* [INFORMATION SHOWN]
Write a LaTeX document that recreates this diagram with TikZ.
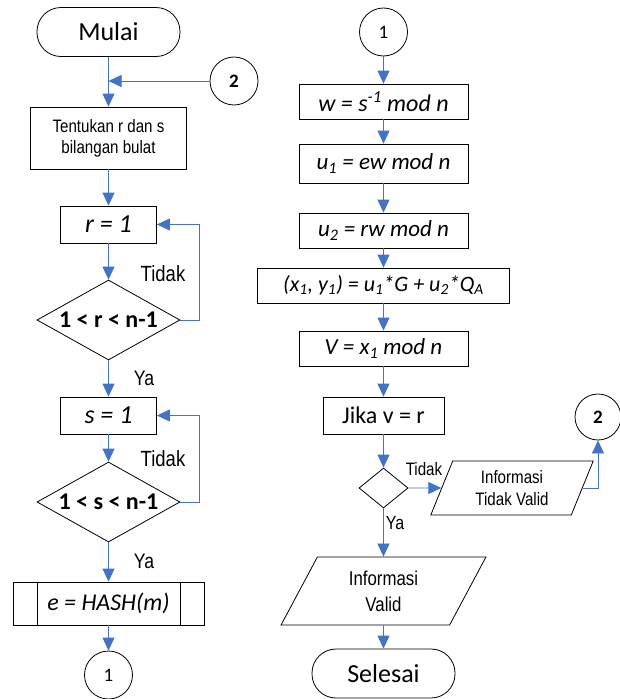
\documentclass[tikz,border=0pt]{standalone}
\usepackage{fontspec}
\setmainfont{Carlito}
\newfontfamily\narrowfont[FakeStretch=0.84]{Liberation Sans}
\usetikzlibrary{shapes.geometric,arrows.meta}
\definecolor{alurbiru}{HTML}{4472C4}

\begin{document}
\begin{tikzpicture}[x=1pt,y=-1pt,
		every node/.style={inner sep=0pt},
		garis/.style={draw=black, line width=0.8pt},
		terminal/.style={garis, rectangle, rounded corners=24pt, minimum width=143pt, minimum height=49pt, font=\fontsize{26}{30}\selectfont},
		proses/.style={garis, rectangle, minimum width=169pt, minimum height=35pt, font=\fontsize{23}{27}\selectfont\itshape},
		subproses/.style={proses, path picture={
				\draw[line width=0.8pt] ([xshift=24pt]path picture bounding box.north west) -- ([xshift=24pt]path picture bounding box.south west);
				\draw[line width=0.8pt] ([xshift=-24pt]path picture bounding box.north east) -- ([xshift=-24pt]path picture bounding box.south east);}},
		keputusan/.style={garis, diamond, aspect=1.8, font=\fontsize{24}{28}\selectfont\bfseries},
		data/.style={garis, trapezium, trapezium stretches=true, align=center, font=\narrowfont\fontsize{18}{22}\selectfont},
		konektor/.style={garis, circle, minimum size=48pt, font=\fontsize{19}{23}\selectfont},
		ket/.style={font=\narrowfont\fontsize{21}{25}\selectfont},
		alur/.style={draw=alurbiru, line width=0.8pt, -{Triangle[width=12pt,length=13pt]}}
	]
	\useasboundingbox (0,0) rectangle (619,699);
	
	% kolom kiri
	\node[terminal] (mulai) at (108.5,32) {Mulai};
	\node[konektor, font=\fontsize{19}{23}\selectfont\bfseries] (dua) at (234,81) {2};
	\coordinate (gabung) at (108.5,81);
	\node[proses, minimum width=156pt, minimum height=62pt, align=center, font=\narrowfont\fontsize{18}{21}\selectfont] (tentukan) at (108.5,138) {Tentukan r dan s\\bilangan bulat};
	\node[proses, minimum width=96pt, minimum height=37pt, font=\fontsize{26}{30}\selectfont\itshape] (rsatu) at (108.5,224.5) {r = 1};
	\node[keputusan, minimum width=143pt, minimum height=80pt] (cekr) at (108.5,320) {1 < r < n-1};
	\node[proses, minimum width=96pt, minimum height=37pt, font=\fontsize{26}{30}\selectfont\itshape] (ssatu) at (108.5,415.5) {s = 1};
	\node[keputusan, minimum width=143pt, minimum height=80pt] (ceks) at (108.5,502) {1 < s < n-1};
	\node[subproses, minimum width=191pt, minimum height=43pt, font=\fontsize{24}{28}\selectfont\itshape] (hash) at (108.5,603.5) {e = HASH(m)};
	\node[konektor] (satu) at (108.5,675) {1};
	
	\node[ket, font=\narrowfont\fontsize{22}{26}\selectfont] (tidakr) at (163,274) {Tidak};
	\node[ket] (yar) at (144,378) {Ya};
	\node[ket, font=\narrowfont\fontsize{22}{26}\selectfont] (tidaks) at (163,459) {Tidak};
	\node[ket] (yas) at (144,561) {Ya};
	
	% kolom kanan
	\node[konektor] (satub) at (383.5,32) {1};
	\node[proses, font=\fontsize{24}{28}\selectfont\itshape] (hitungw) at (383.5,101.5) {w = s\textsuperscript{-1} mod n};
	\node[proses, minimum height=39pt] (hitungua) at (383.5,163.5) {u\textsubscript{1} = ew mod n};
	\node[proses] (hitungub) at (383.5,230.5) {u\textsubscript{2} = rw mod n};
	\node[proses, minimum width=252pt, font=\fontsize{22}{26}\selectfont\itshape] (titik) at (383.5,285.5) {(x\textsubscript{1}, y\textsubscript{1}) = u\textsubscript{1}*G + u\textsubscript{2}*Q\textsubscript{A}};
	\node[proses] (hitungv) at (383.5,348.5) {V = x\textsubscript{1} mod n};
	\node[proses, minimum width=121pt, minimum height=37pt, font=\fontsize{24}{28}\selectfont] (jika) at (383.5,415.5) {Jika v = r};
	\node[keputusan, aspect=1.2, minimum width=49pt, minimum height=40pt] (cekv) at (383.5,488) {};
	\node[data, trapezium left angle=69, trapezium right angle=111, minimum width=164pt, minimum height=54pt] (tidakvalid) at (512,488) {Informasi\\Tidak Valid};
	\node[konektor, font=\fontsize{19}{23}\selectfont\bfseries, minimum size=46pt] (duab) at (598,417) {2};
	\node[data, trapezium left angle=65, trapezium right angle=115, minimum width=205pt, minimum height=68pt, font=\narrowfont\fontsize{20}{26}\selectfont] (valid) at (383.5,591) {Informasi\\Valid};
	\node[terminal] (selesai) at (383.5,673.5) {Selesai};
	
	\node[ket, font=\narrowfont\fontsize{18}{22}\selectfont] (tidakv) at (424,469) {Tidak};
	\node[ket, font=\narrowfont\fontsize{19}{23}\selectfont] (yav) at (395,523) {Ya};
	
	% panah
	\path
	(mulai) edge[alur] (tentukan)
	(dua) edge[alur] (gabung)
	(tentukan) edge[alur] (rsatu)
	(rsatu) edge[alur] (cekr)
	(cekr) edge[alur] (ssatu)
	(ssatu) edge[alur] (ceks)
	(ceks) edge[alur] (hash)
	(hash) edge[alur] (satu)
	(satub) edge[alur] (hitungw)
	(hitungw) edge[alur] (hitungua)
	(hitungua) edge[alur] (hitungub)
	(hitungub) edge[alur] (titik)
	(titik) edge[alur] (hitungv)
	(hitungv) edge[alur] (jika)
	(jika) edge[alur] (cekv)
	(cekv) edge[alur] (valid)
	(valid) edge[alur] (selesai)
	(cekv) edge[alur] (tidakvalid);
	
	\draw[alur] (cekr.east) -- ++(19,0) |- (rsatu.east);
	\draw[alur] (ceks.east) -- ++(19,0) |- (ssatu.east);
	\draw[alur] (tidakvalid.east) -| (duab.south);
\end{tikzpicture}
\end{document}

* [GOAL]
Reproduce the material in its entirety and word for word, without the pictures.

* [OUTPUT BELOW]
Write a LaTeX document that recreates this diagram with TikZ.
\documentclass[tikz,border=0pt]{standalone}
\usepackage{fontspec}
\setmainfont{Carlito}
\newfontfamily\narrowfont[FakeStretch=0.84]{Liberation Sans}
\usetikzlibrary{shapes.geometric,arrows.meta}
\definecolor{alurbiru}{HTML}{4472C4}

\begin{document}
\begin{tikzpicture}[x=1pt,y=-1pt,
		every node/.style={inner sep=0pt},
		garis/.style={draw=black, line width=0.8pt},
		terminal/.style={garis, rectangle, rounded corners=24pt, minimum width=143pt, minimum height=49pt, font=\fontsize{26}{30}\selectfont},
		proses/.style={garis, rectangle, minimum width=169pt, minimum height=35pt, font=\fontsize{23}{27}\selectfont\itshape},
		subproses/.style={proses, path picture={
				\draw[line width=0.8pt] ([xshift=24pt]path picture bounding box.north west) -- ([xshift=24pt]path picture bounding box.south west);
				\draw[line width=0.8pt] ([xshift=-24pt]path picture bounding box.north east) -- ([xshift=-24pt]path picture bounding box.south east);}},
		keputusan/.style={garis, diamond, aspect=1.8, font=\fontsize{24}{28}\selectfont\bfseries},
		data/.style={garis, trapezium, trapezium stretches=true, align=center, font=\narrowfont\fontsize{18}{22}\selectfont},
		konektor/.style={garis, circle, minimum size=48pt, font=\fontsize{19}{23}\selectfont},
		ket/.style={font=\narrowfont\fontsize{21}{25}\selectfont},
		alur/.style={draw=alurbiru, line width=0.8pt, -{Triangle[width=12pt,length=13pt]}}
	]
	\useasboundingbox (0,0) rectangle (619,699);
	
	% kolom kiri
	\node[terminal] (mulai) at (108.5,32) {Mulai};
	\node[konektor, font=\fontsize{19}{23}\selectfont\bfseries] (dua) at (234,81) {2};
	\coordinate (gabung) at (108.5,81);
	\node[proses, minimum width=156pt, minimum height=62pt, align=center, font=\narrowfont\fontsize{18}{21}\selectfont] (tentukan) at (108.5,138) {Tentukan r dan s\\bilangan bulat};
	\node[proses, minimum width=96pt, minimum height=37pt, font=\fontsize{26}{30}\selectfont\itshape] (rsatu) at (108.5,224.5) {r = 1};
	\node[keputusan, minimum width=143pt, minimum height=80pt] (cekr) at (108.5,320) {1 < r < n-1};
	\node[proses, minimum width=96pt, minimum height=37pt, font=\fontsize{26}{30}\selectfont\itshape] (ssatu) at (108.5,415.5) {s = 1};
	\node[keputusan, minimum width=143pt, minimum height=80pt] (ceks) at (108.5,502) {1 < s < n-1};
	\node[subproses, minimum width=191pt, minimum height=43pt, font=\fontsize{24}{28}\selectfont\itshape] (hash) at (108.5,603.5) {e = HASH(m)};
	\node[konektor] (satu) at (108.5,675) {1};
	
	\node[ket, font=\narrowfont\fontsize{22}{26}\selectfont] (tidakr) at (163,274) {Tidak};
	\node[ket] (yar) at (144,378) {Ya};
	\node[ket, font=\narrowfont\fontsize{22}{26}\selectfont] (tidaks) at (163,459) {Tidak};
	\node[ket] (yas) at (144,561) {Ya};
	
	% kolom kanan
	\node[konektor] (satub) at (383.5,32) {1};
	\node[proses, font=\fontsize{24}{28}\selectfont\itshape] (hitungw) at (383.5,101.5) {w = s\textsuperscript{-1} mod n};
	\node[proses, minimum height=39pt] (hitungua) at (383.5,163.5) {u\textsubscript{1} = ew mod n};
	\node[proses] (hitungub) at (383.5,230.5) {u\textsubscript{2} = rw mod n};
	\node[proses, minimum width=252pt, font=\fontsize{22}{26}\selectfont\itshape] (titik) at (383.5,285.5) {(x\textsubscript{1}, y\textsubscript{1}) = u\textsubscript{1}*G + u\textsubscript{2}*Q\textsubscript{A}};
	\node[proses] (hitungv) at (383.5,348.5) {V = x\textsubscript{1} mod n};
	\node[proses, minimum width=121pt, minimum height=37pt, font=\fontsize{24}{28}\selectfont] (jika) at (383.5,415.5) {Jika v = r};
	\node[keputusan, aspect=1.2, minimum width=49pt, minimum height=40pt] (cekv) at (383.5,488) {};
	\node[data, trapezium left angle=69, trapezium right angle=111, minimum width=164pt, minimum height=54pt] (tidakvalid) at (512,488) {Informasi\\Tidak Valid};
	\node[konektor, font=\fontsize{19}{23}\selectfont\bfseries, minimum size=46pt] (duab) at (598,417) {2};
	\node[data, trapezium left angle=65, trapezium right angle=115, minimum width=205pt, minimum height=68pt, font=\narrowfont\fontsize{20}{26}\selectfont] (valid) at (383.5,591) {Informasi\\Valid};
	\node[terminal] (selesai) at (383.5,673.5) {Selesai};
	
	\node[ket, font=\narrowfont\fontsize{18}{22}\selectfont] (tidakv) at (424,469) {Tidak};
	\node[ket, font=\narrowfont\fontsize{19}{23}\selectfont] (yav) at (395,523) {Ya};
	
	% panah
	\path
	(mulai) edge[alur] (tentukan)
	(dua) edge[alur] (gabung)
	(tentukan) edge[alur] (rsatu)
	(rsatu) edge[alur] (cekr)
	(cekr) edge[alur] (ssatu)
	(ssatu) edge[alur] (ceks)
	(ceks) edge[alur] (hash)
	(hash) edge[alur] (satu)
	(satub) edge[alur] (hitungw)
	(hitungw) edge[alur] (hitungua)
	(hitungua) edge[alur] (hitungub)
	(hitungub) edge[alur] (titik)
	(titik) edge[alur] (hitungv)
	(hitungv) edge[alur] (jika)
	(jika) edge[alur] (cekv)
	(cekv) edge[alur] (valid)
	(valid) edge[alur] (selesai)
	(cekv) edge[alur] (tidakvalid);
	
	\draw[alur] (cekr.east) -- ++(19,0) |- (rsatu.east);
	\draw[alur] (ceks.east) -- ++(19,0) |- (ssatu.east);
	\draw[alur] (tidakvalid.east) -| (duab.south);
\end{tikzpicture}
\end{document}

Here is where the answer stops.